▸ DIRECTION: Retype the lines beneath this one, from the first through the line containing "from matplotlib.patches import Patch". Pictures are left out.

-- start of DATA LISTING --

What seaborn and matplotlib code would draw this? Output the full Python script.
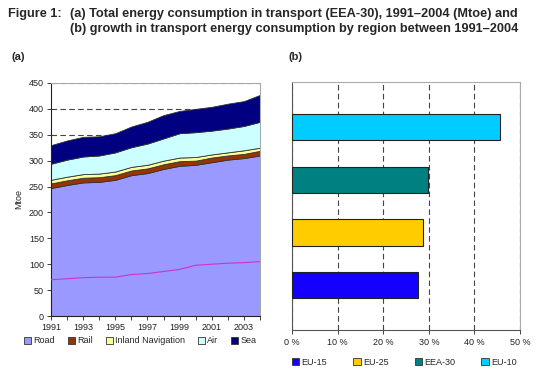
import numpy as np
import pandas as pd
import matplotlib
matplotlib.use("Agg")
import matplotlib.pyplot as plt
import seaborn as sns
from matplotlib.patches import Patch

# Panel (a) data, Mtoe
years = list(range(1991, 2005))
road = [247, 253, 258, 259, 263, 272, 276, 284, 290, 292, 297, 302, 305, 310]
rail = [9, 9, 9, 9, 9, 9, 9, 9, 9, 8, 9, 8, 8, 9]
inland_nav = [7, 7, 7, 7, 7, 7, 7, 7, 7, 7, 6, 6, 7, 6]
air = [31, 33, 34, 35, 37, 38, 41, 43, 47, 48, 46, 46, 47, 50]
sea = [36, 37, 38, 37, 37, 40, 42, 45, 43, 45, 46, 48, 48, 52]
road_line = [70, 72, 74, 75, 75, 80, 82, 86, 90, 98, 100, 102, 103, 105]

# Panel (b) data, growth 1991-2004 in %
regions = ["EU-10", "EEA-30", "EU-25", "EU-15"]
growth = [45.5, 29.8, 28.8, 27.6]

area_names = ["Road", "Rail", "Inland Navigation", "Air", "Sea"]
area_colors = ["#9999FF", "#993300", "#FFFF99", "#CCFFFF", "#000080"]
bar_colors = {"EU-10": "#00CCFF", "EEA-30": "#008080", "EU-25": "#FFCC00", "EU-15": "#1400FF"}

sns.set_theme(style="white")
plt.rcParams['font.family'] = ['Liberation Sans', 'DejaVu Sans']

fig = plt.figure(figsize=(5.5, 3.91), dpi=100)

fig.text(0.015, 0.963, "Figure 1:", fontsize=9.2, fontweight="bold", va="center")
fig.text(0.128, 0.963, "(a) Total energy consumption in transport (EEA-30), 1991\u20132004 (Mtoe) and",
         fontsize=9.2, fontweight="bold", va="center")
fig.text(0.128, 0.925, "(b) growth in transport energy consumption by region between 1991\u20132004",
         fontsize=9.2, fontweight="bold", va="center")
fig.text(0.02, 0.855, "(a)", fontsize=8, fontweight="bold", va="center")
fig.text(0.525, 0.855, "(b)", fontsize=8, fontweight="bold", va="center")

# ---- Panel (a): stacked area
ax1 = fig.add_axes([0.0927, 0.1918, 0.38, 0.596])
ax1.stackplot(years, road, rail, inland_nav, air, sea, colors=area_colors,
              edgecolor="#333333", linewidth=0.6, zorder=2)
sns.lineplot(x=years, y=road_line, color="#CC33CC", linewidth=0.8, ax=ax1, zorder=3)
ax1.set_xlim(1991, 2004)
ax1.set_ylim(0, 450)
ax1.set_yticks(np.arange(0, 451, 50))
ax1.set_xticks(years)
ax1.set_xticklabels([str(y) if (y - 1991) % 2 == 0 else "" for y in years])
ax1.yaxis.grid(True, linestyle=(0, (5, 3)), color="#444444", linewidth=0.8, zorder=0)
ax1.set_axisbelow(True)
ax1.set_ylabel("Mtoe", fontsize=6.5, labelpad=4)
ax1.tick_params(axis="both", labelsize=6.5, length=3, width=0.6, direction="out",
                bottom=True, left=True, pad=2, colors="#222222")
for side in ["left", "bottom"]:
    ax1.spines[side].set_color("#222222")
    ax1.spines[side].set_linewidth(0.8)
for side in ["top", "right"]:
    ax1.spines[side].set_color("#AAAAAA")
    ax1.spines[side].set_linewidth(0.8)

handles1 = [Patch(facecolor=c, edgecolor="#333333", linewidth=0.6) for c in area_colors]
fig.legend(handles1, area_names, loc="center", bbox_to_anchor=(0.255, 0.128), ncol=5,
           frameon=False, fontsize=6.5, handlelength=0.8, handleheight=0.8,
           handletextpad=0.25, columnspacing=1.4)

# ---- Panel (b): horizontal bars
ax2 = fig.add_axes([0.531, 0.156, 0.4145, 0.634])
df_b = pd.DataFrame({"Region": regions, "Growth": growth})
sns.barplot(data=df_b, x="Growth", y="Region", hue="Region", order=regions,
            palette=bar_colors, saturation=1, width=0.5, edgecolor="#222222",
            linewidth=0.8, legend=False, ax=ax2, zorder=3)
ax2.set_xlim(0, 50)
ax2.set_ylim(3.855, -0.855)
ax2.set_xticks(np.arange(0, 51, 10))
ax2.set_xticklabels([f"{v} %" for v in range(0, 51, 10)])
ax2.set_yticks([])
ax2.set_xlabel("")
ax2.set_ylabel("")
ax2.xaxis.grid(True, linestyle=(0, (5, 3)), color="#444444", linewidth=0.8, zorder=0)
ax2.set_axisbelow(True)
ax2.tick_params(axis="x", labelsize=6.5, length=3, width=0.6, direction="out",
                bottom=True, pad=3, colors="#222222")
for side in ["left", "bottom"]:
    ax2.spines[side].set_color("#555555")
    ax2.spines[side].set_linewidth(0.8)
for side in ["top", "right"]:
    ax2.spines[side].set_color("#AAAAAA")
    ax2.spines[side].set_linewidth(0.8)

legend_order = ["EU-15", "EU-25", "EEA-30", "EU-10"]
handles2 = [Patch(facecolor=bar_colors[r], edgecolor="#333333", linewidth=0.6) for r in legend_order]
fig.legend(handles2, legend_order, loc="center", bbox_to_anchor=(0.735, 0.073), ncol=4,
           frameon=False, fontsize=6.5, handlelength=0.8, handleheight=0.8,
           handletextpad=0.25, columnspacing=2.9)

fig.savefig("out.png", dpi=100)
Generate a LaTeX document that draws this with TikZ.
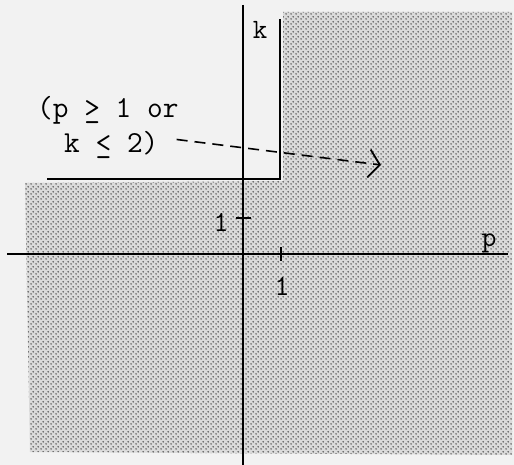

-- end of DATA LISTING --

▸ THE OUTPUT:
What seaborn and matplotlib code would draw this? Output the full Python script.
import numpy as np
import pandas as pd
import matplotlib
matplotlib.use("Agg")
import matplotlib.pyplot as plt
import seaborn as sns
from matplotlib.patches import Patch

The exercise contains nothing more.